• [Exercise]
Only the lines from the top of the listing below to the line that has "plt.rcParams['font.family'] = ['Lato', 'DejaVu" should be echoed, with both ends kept and pictures left out.

☆ ☆ ☆ ☆

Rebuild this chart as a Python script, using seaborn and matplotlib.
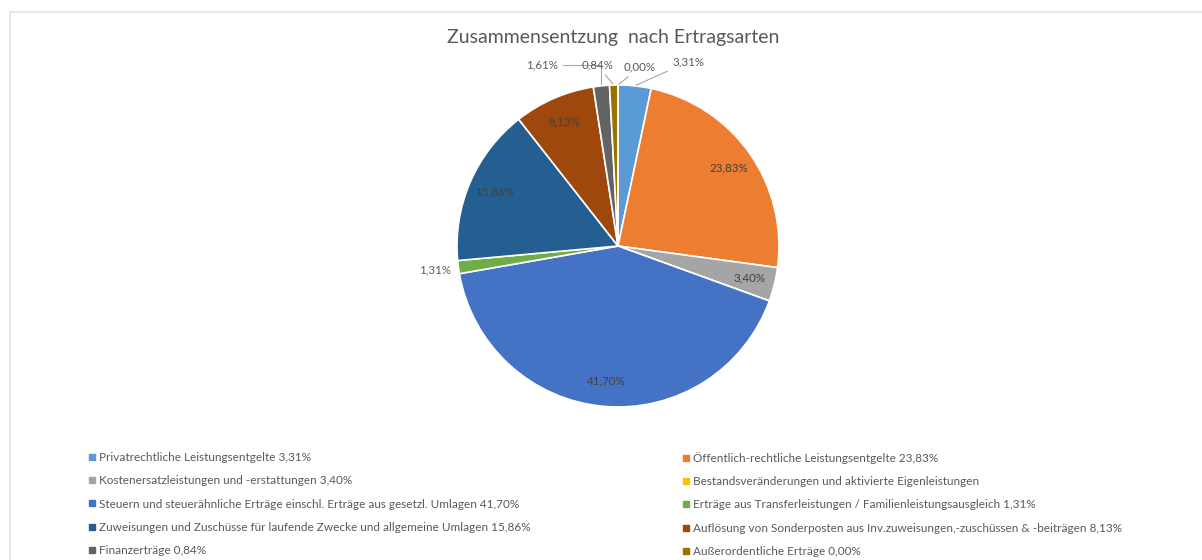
# %% Zusammensetzung nach Ertragsarten - pie chart
import matplotlib
matplotlib.use("Agg")
import matplotlib.pyplot as plt
from matplotlib.lines import Line2D
import numpy as np
import seaborn as sns

sns.set_theme(style="white")
plt.rcParams['font.family'] = ['Lato', 'DejaVu Sans']

# slice values in percent, clockwise from 12 o'clock
values = [3.31, 23.83, 3.40, 0.00, 41.70, 1.31, 15.86, 8.13, 1.61, 0.84, 0.00]
slice_colors = ["#5B9BD5", "#ED7D31", "#A5A5A5", "#FFC000", "#4472C4", "#70AD47",
                "#255E91", "#9E480E", "#636363", "#997300", "#264478"]
has_label = [True, True, True, False, True, True, True, True, True, True, True]

legend_labels = [
    "Privatrechtliche Leistungsentgelte 3,31%",
    "Öffentlich-rechtliche Leistungsentgelte 23,83%",
    "Kostenersatzleistungen und -erstattungen 3,40%",
    "Bestandsveränderungen und aktivierte Eigenleistungen",
    "Steuern und steuerähnliche Erträge einschl. Erträge aus gesetzl. Umlagen 41,70%",
    "Erträge aus Transferleistungen / Familienleistungsausgleich 1,31%",
    "Zuweisungen und Zuschüsse für laufende Zwecke und allgemeine Umlagen 15,86%",
    "Auflösung von Sonderposten aus Inv.zuweisungen,-zuschüssen & -beiträgen 8,13%",
    "Finanzerträge 0,84%",
    "Außerordentliche Erträge 0,00%",
]

title = "Zusammensentzung  nach Ertragsarten"
text_color = "#595959"
label_color = "#404040"

W, H = 1202, 560
fig = plt.figure(figsize=(W / 100, H / 100), dpi=100)

# pie: centre (618, 246) px, radius 161 px
cx, cy, r = 618, 246, 161
ax = fig.add_axes([(cx - r) / W, 1 - (cy + r) / H, 2 * r / W, 2 * r / H])
wedges, _ = ax.pie(values, colors=slice_colors, startangle=90, counterclock=False,
                   wedgeprops=dict(edgecolor="white", linewidth=1.2))
ax.set_xlim(-1, 1)
ax.set_ylim(-1, 1)
ax.set_aspect("equal")
ax.axis("off")


def fmt(v):
    return f"{v:.2f}".replace(".", ",") + "%"


# labels of small slices sit outside, most with a leader line
outside = {
    5: (-1.135, -0.15, None),
    8: (-0.472, 1.124, "angle,angleA=0,angleB=90,rad=0"),
    9: (-0.130, 1.124, "arc3"),
    10: (0.137, 1.112, "arc3"),
    0: (0.435, 1.143, "arc3"),
}
for i, w in enumerate(wedges):
    if not has_label[i]:
        continue
    mid = np.deg2rad((w.theta1 + w.theta2) / 2)
    if i in outside:
        tx, ty, conn = outside[i]
        arrow = None
        if conn:
            arrow = dict(arrowstyle="-", color="#A6A6A6", lw=0.8,
                         connectionstyle=conn, shrinkA=1, shrinkB=1)
        ax.annotate(fmt(values[i]), xy=(np.cos(mid), np.sin(mid)), xytext=(tx, ty),
                    ha="center", va="center", fontsize=8.3, color=text_color,
                    annotation_clip=False, arrowprops=arrow)
    else:
        d = 0.84
        ax.text(d * np.cos(mid), d * np.sin(mid), fmt(values[i]), ha="center",
                va="center", fontsize=8.3, color=label_color)

# title
fig.text(613 / W, 1 - 38 / H, title, ha="center", va="center", fontsize=14,
         color=text_color)

# legend in two columns, row-major order
def handles_for(idx):
    hs = [Line2D([], [], marker="s", ls="", markersize=4.5, color=slice_colors[i])
          for i in idx]
    return hs, [legend_labels[i] for i in idx]

for idx, x0 in [([0, 2, 4, 6, 8], 88), ([1, 3, 5, 7, 9], 682)]:
    hs, ls = handles_for(idx)
    leg = fig.legend(hs, ls, loc="upper left", bbox_to_anchor=(x0 / W, 1 - 452 / H),
                     frameon=False, fontsize=8.5, labelspacing=1.04, handlelength=0.6,
                     handletextpad=0.3, borderpad=0, borderaxespad=0)
    for t in leg.get_texts():
        t.set_color(text_color)

# chart area border (top and left edges visible)
fig.add_artist(Line2D([10 / W, 10 / W], [1 - 12 / H, 0], transform=fig.transFigure,
                      color="#E3E3E3", lw=1.2))
fig.add_artist(Line2D([10 / W, 1], [1 - 12 / H, 1 - 12 / H], transform=fig.transFigure,
                      color="#E3E3E3", lw=1.2))

fig.savefig("out.png", dpi=100, facecolor="white")
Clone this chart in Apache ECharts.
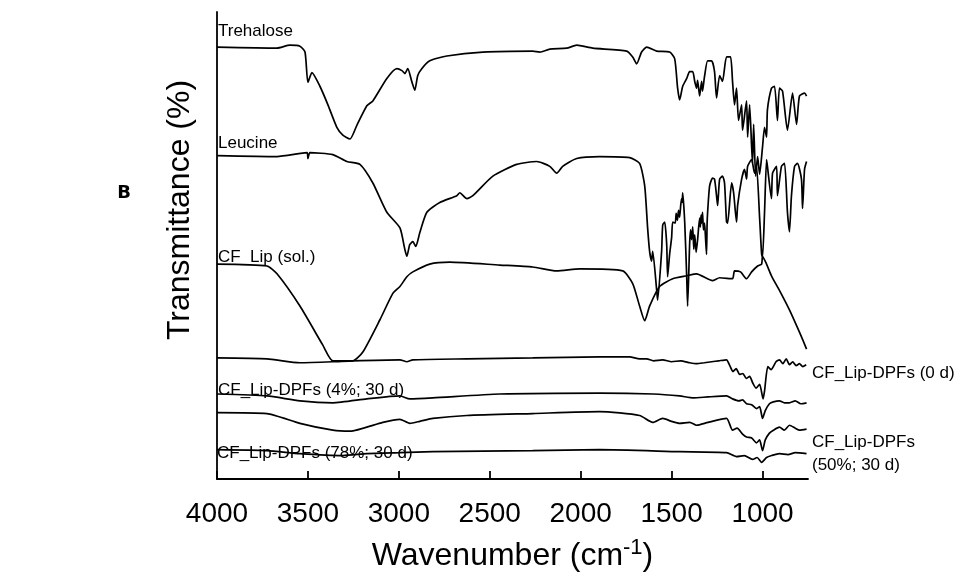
<!DOCTYPE html>
<html>
<head>
<meta charset="utf-8">
<script src="https://cdn.jsdelivr.net/npm/echarts@6/dist/echarts.min.js"></script>
<style>
  html, body { margin: 0; padding: 0; background: #fff; }
  #main { width: 962px; height: 577px; }
</style>
</head>
<body>
<div id="main"></div>
<script>
// wavenumber (cm-1), transmittance (offset, arbitrary units)
const tickValues = [4000, 3500, 3000, 2500, 2000, 1500, 1000];

const trehalose = [
  [4000,442],[3670,441],[3599,444],[3544,443],[3516,437],[3500,406],[3478,416],[3434,402],
  [3390,383],[3341,360],[3308,352],[3269,348],[3231,362],[3176,382],[3143,387],[3066,410],
  [3011,420],[2983,418],[2967,415],[2951,420],[2929,407],[2912,398],[2896,413],[2874,420],
  [2830,428],[2736,433],[2538,437],[2264,438],[2225,437],[2170,440],[2077,441],[2022,444],
  [1934,441],[1747,438],[1714,432],[1692,425],[1665,437],[1637,442],[1582,438],[1511,437],
  [1483,430],[1467,400],[1456,388],[1439,402],[1417,410],[1401,417],[1384,417],[1373,407],
  [1363,400],[1357,408],[1346,392],[1335,407],[1330,397],[1319,412],[1302,428],[1280,428],
  [1264,417],[1253,390],[1236,413],[1220,407],[1198,432],[1176,432],[1165,407],[1154,383],
  [1143,400],[1132,367],[1115,383],[1110,357],[1088,387],[1082,350],[1071,383],[1060,340],
  [1055,323],[1049,363],[1038,310],[1027,330],[1016,312],[1000,340],[989,360],[978,350],
  [973,378],[951,400],[934,402],[918,367],[907,400],[890,397],[863,357],[835,395],
  [813,363],[797,392],[769,395],[758,392]
];

const leucine = [
  [4000,331],[3670,330],[3505,334],[3500,328],[3489,334],[3363,332],[3286,325],[3214,322],
  [3143,303],[3066,273],[2994,257],[2967,235],[2956,228],[2940,240],[2923,243],[2907,238],
  [2885,252],[2846,273],[2775,283],[2681,290],[2665,293],[2626,287],[2593,290],[2483,310],
  [2352,322],[2242,325],[2170,320],[2132,313],[2099,320],[2022,328],[1896,330],[1731,329],
  [1676,323],[1648,300],[1632,257],[1621,233],[1610,223],[1604,233],[1582,193],[1577,183],
  [1555,233],[1549,260],[1538,263],[1527,240],[1522,207],[1511,230],[1500,247],[1494,263],
  [1480,262],[1475,272],[1468,265],[1462,275],[1456,268],[1450,280],[1445,287],[1442,283],
  [1439,293],[1428,263],[1417,207],[1412,177],[1401,240],[1396,255],[1390,245],[1384,258],
  [1378,235],[1373,250],[1365,232],[1357,245],[1346,267],[1342,258],[1338,270],[1335,262],
  [1330,273],[1325,255],[1319,262],[1313,245],[1308,230],[1305,260],[1302,273],
  [1291,300],[1275,308],[1264,307],[1253,290],[1247,280],[1236,307],[1220,310],
  [1209,303],[1198,263],[1192,262],[1170,303],[1159,293],[1143,263],[1137,280],[1115,307],
  [1099,317],[1088,307],[1082,320],[1060,327],[1044,313],[1033,320],[1016,267],[1005,230],
  [1000,227],[989,273],[978,327],[973,320],[951,287],[945,313],[923,320],[918,290],
  [896,320],[879,323],[863,273],[852,253],[841,290],[824,320],[808,323],[786,307],
  [780,277],[769,317],[758,325]
];

const cfLipSol = [
  [4000,220],[3725,218],[3670,210],[3544,177],[3418,137],[3363,121],[3253,121],[3198,130],
  [3104,163],[3033,190],[2994,197],[2956,207],[2923,212],[2830,220],[2720,222],[2445,219],
  [2264,217],[2132,213],[2005,215],[1769,213],[1714,200],[1676,177],[1648,162],[1621,177],
  [1566,197],[1494,205],[1417,208],[1363,210],[1275,203],[1236,206],[1165,205],[1154,213],
  [1121,212],[1088,205],[1060,212],[1027,218],[1005,220],[1000,228],[978,220],[951,208],
  [907,193],[852,173],[780,143],[758,133]
];

const dpf0d = [
  [4000,124],[3725,123],[3544,119],[3363,120],[3253,121],[2994,122],[2956,120],[2923,122],
  [2626,123],[2264,124],[1896,125],[1731,125],[1676,123],[1637,123],[1600,121],[1549,122],
  [1500,120],[1450,121],[1400,119],[1363,118],[1320,119],[1280,120],[1240,121],[1198,122],
  [1180,116],[1163,110],[1145,113],[1126,107],[1108,108],[1090,103],[1071,105],[1053,98],
  [1035,93],[1016,97],[997,82],[989,90],[971,115],[953,112],[926,120],[907,122],
  [888,118],[870,123],[852,117],[834,120],[815,116],[797,118],[779,115],[760,117]
];

const dpf4 = [
  [4000,87],[3725,85],[3544,80],[3363,78],[3176,82],[2994,85],[2940,82],[2813,83],
  [2445,87],[1896,88],[1600,87],[1456,85],[1380,83],[1300,84],[1198,85],[1165,82],
  [1130,80],[1110,81],[1088,77],[1060,76],[1033,72],[1016,74],[1000,62],[985,70],
  [962,77],[940,79],[907,80],[880,78],[852,78],[820,80],[790,77],[758,78]
];

const dpf50 = [
  [4000,68],[3725,67],[3544,57],[3363,50],[3269,49],[3088,58],[2994,61],[2940,57],
  [2885,59],[2813,62],[2626,65],[2264,67],[1896,69],[1676,65],[1604,58],[1549,62],
  [1500,59],[1456,57],[1400,58],[1363,55],[1300,58],[1198,62],[1165,50],[1140,52],
  [1110,46],[1088,43],[1060,42],[1033,37],[1016,40],[1000,29],[985,40],[962,47],
  [940,50],[907,53],[880,50],[852,55],[820,52],[797,50],[758,51]
];

const dpf78 = [
  [4000,30],[3725,29],[3544,26],[3308,24],[3176,26],[2994,27],[2813,28],[2264,29],
  [1896,30],[1456,28],[1198,27],[1143,23],[1100,24],[1055,20],[1030,22],[1005,17],
  [978,22],[950,24],[907,26],[860,25],[820,27],[758,26]
];

const allSeries = [trehalose, leucine, cfLipSol, dpf0d, dpf4, dpf50, dpf78];

const chart = echarts.init(document.getElementById('main'));
const font = "'Liberation Sans', Arial, sans-serif";

function lbl(text, x, y, size) {
  return {
    type: 'text', x: x, y: y,
    style: { text: text, font: size + 'px ' + font, fill: '#000', textVerticalAlign: 'middle' }
  };
}

chart.setOption({
  backgroundColor: '#fff',
  animation: false,
  grid: { left: 217, top: 12, right: 154, bottom: 87 },
  xAxis: {
    type: 'value',
    min: 750, max: 4000,
    inverse: true,
    axisLine: { show: true, lineStyle: { color: '#000', width: 1.8 } },
    axisTick: { show: true, inside: true, length: 8, customValues: tickValues,
      lineStyle: { color: '#000', width: 1.8 } },
    axisLabel: { customValues: tickValues, color: '#000', fontSize: 28, fontFamily: font, margin: 21,
      formatter: function (v) { return String(v); } },
    splitLine: { show: false },
    name: 'Wavenumber (cm{sup|-1})',
    nameLocation: 'middle',
    nameGap: 58,
    nameTextStyle: {
      color: '#000', fontSize: 32, fontFamily: font,
      rich: { sup: { fontSize: 22, fontFamily: font, color: '#000', verticalAlign: 'top', padding: [0, 0, 16, 0] } }
    }
  },
  yAxis: {
    type: 'value',
    min: 0, max: 478,
    axisLine: { show: true, lineStyle: { color: '#000', width: 1.8 } },
    axisTick: { show: false },
    axisLabel: { show: false },
    splitLine: { show: false }
  },
  series: allSeries.map(function (d) {
    return {
      type: 'line', data: d, showSymbol: false, smooth: 0.2,
      lineStyle: { color: '#000', width: 1.7 }
    };
  }),
  graphic: [
    lbl('Trehalose', 218, 31, 17),
    lbl('Leucine', 218, 143, 17),
    lbl('CF_Lip (sol.)', 218, 257, 17),
    lbl('CF_Lip-DPFs (4%; 30 d)', 218, 390, 17),
    lbl('CF_Lip-DPFs (78%; 30 d)', 217, 453, 17),
    lbl('CF_Lip-DPFs (0 d)', 812, 373, 17),
    lbl('CF_Lip-DPFs', 812, 442, 17),
    lbl('(50%; 30 d)', 812, 465, 17),
    {
      type: 'text', x: 180, y: 210, rotation: Math.PI / 2,
      style: { text: 'Transmittance (%)', font: '32px ' + font, fill: '#000',
        textAlign: 'center', textVerticalAlign: 'middle' }
    },
    {
      type: 'text', x: 124, y: 193,
      style: { text: 'B', font: 'bold 18px DejaVu Sans, sans-serif', fill: '#000',
        textAlign: 'center', textVerticalAlign: 'middle' }
    }
  ]
});
</script>
</body>
</html>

☆ ☆ ☆ ☆

• [Written response]
Rebuild this chart as a Python script, using seaborn and matplotlib.
# %% Zusammensetzung nach Ertragsarten - pie chart
import matplotlib
matplotlib.use("Agg")
import matplotlib.pyplot as plt
from matplotlib.lines import Line2D
import numpy as np
import seaborn as sns

sns.set_theme(style="white")
plt.rcParams['font.family'] = ['Lato', 'DejaVu Sans']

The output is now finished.